Real Numbers From Recent Trips
Here are actual wait times I recorded over the past three months. These are door-to-past-security times including the walk to the checkpoint.
| Airport | Day/Time | Standard Line | PreCheck Line | Difference |
|---|---|---|---|---|
| ATL | Mon 6:00 AM | 35 min | 7 min | 28 min |
| ORD T1 | Fri 3:30 PM | 32 min | 8 min | 24 min |
| DEN | Sat 9:00 AM | 22 min | 6 min | 16 min |
| DFW A | Fri 6:15 AM | 28 min | 12 min | 16 min |
| LAX T7 | Wed 11:00 AM | 18 min | 5 min | 13 min |
| SEA | Sun 4:00 PM | 20 min | 9 min | 11 min |
| BNA | Tue 2:00 PM | 10 min | 4 min | 6 min |
| SAN | Thu 7:00 AM | 15 min | 5 min | 10 min |
| PDX | Mon 8:00 AM | 14 min | 4 min | 10 min |
| BOI | Wed 6:30 AM | 8 min | 4 min | 4 min |
When the PreCheck Line Gets Long
PreCheck is not always fast. During peak holiday travel — the week of Thanksgiving, the day after Christmas, spring break Fridays — PreCheck lines at major hubs can hit 15-20 minutes. That still beats the 45-60 minute standard lines during those same periods, but it is not the breezy walk-through experience you get on a random Tuesday.

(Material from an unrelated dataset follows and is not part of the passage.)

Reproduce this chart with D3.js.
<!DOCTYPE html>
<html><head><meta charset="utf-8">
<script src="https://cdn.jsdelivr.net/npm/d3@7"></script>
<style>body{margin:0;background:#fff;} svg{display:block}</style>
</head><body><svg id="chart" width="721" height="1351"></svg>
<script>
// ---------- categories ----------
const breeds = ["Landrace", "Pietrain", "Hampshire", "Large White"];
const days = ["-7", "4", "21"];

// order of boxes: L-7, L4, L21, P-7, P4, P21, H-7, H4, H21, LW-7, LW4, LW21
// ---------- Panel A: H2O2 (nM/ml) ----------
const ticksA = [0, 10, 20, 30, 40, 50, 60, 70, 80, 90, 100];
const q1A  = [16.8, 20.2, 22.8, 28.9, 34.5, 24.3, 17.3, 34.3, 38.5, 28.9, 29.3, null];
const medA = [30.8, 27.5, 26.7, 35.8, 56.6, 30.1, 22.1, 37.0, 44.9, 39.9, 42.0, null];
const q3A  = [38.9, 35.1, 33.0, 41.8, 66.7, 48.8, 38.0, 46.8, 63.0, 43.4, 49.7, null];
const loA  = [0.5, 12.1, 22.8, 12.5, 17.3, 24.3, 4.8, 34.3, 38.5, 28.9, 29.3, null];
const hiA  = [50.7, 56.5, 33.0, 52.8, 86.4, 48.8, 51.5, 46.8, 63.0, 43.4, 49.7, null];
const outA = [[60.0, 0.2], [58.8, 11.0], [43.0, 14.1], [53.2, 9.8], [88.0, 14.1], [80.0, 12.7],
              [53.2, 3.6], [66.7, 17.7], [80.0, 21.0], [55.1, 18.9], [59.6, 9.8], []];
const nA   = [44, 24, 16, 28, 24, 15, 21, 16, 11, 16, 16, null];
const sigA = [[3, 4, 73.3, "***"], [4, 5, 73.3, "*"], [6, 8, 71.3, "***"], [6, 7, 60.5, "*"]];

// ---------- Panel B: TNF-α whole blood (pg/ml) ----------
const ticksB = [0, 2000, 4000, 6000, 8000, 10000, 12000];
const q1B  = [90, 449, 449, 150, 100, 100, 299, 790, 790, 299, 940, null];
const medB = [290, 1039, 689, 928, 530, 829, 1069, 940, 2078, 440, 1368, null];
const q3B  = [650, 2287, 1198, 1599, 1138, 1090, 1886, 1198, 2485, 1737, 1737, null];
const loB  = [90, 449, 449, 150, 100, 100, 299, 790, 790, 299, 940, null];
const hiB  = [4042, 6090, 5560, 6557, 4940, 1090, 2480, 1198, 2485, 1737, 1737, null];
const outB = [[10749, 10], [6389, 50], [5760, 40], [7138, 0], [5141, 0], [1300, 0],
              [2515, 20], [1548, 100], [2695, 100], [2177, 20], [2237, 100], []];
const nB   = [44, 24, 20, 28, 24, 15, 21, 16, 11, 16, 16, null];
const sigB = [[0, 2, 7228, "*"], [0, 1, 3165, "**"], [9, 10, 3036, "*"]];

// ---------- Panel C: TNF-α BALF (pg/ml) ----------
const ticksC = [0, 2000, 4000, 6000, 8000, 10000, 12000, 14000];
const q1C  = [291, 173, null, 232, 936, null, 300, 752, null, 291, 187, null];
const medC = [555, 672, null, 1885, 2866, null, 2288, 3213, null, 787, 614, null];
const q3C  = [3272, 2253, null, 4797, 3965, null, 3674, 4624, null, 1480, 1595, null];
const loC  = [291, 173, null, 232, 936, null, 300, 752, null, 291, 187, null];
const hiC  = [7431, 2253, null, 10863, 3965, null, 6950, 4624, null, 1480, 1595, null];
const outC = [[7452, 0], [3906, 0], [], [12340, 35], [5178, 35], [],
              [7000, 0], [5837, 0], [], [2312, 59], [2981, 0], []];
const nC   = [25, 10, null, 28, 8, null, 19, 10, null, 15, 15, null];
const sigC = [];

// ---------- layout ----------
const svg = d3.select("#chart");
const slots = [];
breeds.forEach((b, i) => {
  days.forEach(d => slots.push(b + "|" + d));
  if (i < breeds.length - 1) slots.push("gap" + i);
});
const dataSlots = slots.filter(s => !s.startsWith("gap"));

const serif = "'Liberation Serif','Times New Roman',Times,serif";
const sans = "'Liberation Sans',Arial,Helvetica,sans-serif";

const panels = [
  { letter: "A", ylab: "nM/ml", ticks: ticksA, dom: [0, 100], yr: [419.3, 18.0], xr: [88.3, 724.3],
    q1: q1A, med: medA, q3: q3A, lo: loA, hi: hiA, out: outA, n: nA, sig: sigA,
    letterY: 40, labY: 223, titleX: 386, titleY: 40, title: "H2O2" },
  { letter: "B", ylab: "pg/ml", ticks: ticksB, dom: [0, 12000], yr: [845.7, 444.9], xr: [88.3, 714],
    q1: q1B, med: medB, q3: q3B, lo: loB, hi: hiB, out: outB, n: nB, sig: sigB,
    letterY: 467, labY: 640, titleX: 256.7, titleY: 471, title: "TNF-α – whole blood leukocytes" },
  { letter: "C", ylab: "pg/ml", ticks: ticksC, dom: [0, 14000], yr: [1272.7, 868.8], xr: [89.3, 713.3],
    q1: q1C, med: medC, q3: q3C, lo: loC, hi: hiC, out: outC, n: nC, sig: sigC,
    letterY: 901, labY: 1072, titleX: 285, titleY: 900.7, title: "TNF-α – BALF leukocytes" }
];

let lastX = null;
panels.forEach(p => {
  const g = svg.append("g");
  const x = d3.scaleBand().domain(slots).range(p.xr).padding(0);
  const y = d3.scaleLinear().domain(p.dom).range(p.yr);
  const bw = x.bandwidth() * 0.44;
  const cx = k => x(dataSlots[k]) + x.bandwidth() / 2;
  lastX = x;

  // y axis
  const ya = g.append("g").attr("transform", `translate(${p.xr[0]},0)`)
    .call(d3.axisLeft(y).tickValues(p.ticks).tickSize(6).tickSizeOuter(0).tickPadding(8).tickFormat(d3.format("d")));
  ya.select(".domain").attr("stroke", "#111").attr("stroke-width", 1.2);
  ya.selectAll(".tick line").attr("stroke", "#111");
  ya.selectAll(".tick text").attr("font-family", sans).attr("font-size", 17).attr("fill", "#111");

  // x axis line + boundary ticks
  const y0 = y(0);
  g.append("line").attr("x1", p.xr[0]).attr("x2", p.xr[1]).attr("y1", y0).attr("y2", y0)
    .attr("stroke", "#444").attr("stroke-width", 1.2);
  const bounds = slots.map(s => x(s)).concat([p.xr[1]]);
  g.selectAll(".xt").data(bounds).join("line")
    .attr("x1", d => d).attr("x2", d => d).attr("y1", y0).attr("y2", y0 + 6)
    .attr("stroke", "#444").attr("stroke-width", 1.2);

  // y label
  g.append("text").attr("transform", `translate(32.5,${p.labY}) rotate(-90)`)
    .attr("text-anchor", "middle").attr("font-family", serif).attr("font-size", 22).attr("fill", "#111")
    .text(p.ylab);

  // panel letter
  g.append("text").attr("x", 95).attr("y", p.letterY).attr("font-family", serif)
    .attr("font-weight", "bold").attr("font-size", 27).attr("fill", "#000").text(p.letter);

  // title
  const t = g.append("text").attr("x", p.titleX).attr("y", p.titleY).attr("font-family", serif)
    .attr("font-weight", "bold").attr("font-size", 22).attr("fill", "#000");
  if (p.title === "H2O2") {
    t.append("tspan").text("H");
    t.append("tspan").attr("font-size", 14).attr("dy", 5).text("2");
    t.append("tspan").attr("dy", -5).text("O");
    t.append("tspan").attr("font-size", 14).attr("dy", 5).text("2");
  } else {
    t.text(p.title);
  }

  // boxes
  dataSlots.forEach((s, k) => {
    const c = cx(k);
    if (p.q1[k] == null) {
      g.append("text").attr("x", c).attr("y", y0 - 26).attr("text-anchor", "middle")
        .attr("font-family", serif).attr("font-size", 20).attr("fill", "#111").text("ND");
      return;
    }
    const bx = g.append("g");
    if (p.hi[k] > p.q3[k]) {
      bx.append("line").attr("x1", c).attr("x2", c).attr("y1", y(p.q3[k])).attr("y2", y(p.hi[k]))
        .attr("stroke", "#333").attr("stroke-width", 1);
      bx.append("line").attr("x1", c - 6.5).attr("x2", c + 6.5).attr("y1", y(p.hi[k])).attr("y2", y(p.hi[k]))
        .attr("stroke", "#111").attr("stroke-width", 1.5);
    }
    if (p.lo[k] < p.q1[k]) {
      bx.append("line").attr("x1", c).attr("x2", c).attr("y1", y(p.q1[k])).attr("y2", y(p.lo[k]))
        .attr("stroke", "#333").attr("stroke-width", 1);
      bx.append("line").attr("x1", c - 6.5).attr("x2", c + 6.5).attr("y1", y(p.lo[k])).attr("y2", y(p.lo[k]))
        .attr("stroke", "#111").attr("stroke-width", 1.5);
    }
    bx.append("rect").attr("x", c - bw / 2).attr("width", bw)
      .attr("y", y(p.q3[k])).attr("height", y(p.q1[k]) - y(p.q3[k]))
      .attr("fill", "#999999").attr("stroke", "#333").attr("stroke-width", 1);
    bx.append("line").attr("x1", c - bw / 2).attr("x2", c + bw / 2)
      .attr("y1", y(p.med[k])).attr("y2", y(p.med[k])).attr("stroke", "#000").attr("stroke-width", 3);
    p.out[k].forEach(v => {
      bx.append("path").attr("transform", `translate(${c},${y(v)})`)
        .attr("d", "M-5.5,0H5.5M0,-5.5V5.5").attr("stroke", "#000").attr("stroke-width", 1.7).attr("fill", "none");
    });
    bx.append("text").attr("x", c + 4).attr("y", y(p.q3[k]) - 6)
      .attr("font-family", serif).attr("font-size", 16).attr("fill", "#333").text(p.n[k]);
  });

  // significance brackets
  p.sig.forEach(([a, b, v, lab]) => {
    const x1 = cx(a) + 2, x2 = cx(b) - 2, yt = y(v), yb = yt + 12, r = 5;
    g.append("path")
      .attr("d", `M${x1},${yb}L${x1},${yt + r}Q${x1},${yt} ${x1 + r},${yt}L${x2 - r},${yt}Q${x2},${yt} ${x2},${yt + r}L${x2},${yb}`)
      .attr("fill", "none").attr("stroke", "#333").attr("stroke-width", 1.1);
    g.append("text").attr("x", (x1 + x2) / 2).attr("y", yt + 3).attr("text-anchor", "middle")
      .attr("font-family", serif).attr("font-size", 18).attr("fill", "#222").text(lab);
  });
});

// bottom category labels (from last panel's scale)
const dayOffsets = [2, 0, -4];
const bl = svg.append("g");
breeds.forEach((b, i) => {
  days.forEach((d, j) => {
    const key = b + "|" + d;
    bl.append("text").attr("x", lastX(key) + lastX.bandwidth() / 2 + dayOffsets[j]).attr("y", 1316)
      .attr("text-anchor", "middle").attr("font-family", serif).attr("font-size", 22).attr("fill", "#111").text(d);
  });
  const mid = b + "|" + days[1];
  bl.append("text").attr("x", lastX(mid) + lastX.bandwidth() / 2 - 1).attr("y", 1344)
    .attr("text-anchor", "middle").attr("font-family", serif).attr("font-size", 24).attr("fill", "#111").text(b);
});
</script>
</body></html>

Some airports have started adding CLEAR Plus integration to PreCheck lanes. If you have both CLEAR and PreCheck, you skip the ID verification line entirely and go straight to the PreCheck screening. At airports where the PreCheck bottleneck is the document check rather than the screening itself, this combination cuts another 5-8 minutes.
Is It Worth the $78?
At $78 for five years, PreCheck costs about $15.60 per year. If you fly round-trip four times a year through airports where it saves 15+ minutes per screening, you are saving roughly two hours annually for the price of a mediocre airport sandwich. The math works for almost anyone who flies regularly.
If you only fly once or twice a year through small regional airports, the savings are minimal and the enrollment hassle (in-person appointment required) may not be worth it. But if any of your trips go through ATL, ORD, LAX, JFK, or DFW during peak hours, the first trip alone justifies the cost.
How to Check Wait Times Before You Go
The TSA has an app called MyTSA that shows estimated wait times at most major airports. The data is crowd-sourced and not perfectly accurate, but it gives you a ballpark. Most airline apps also surface wait time estimates now. Check these the morning of your flight before deciding whether to leave the house early or take your time.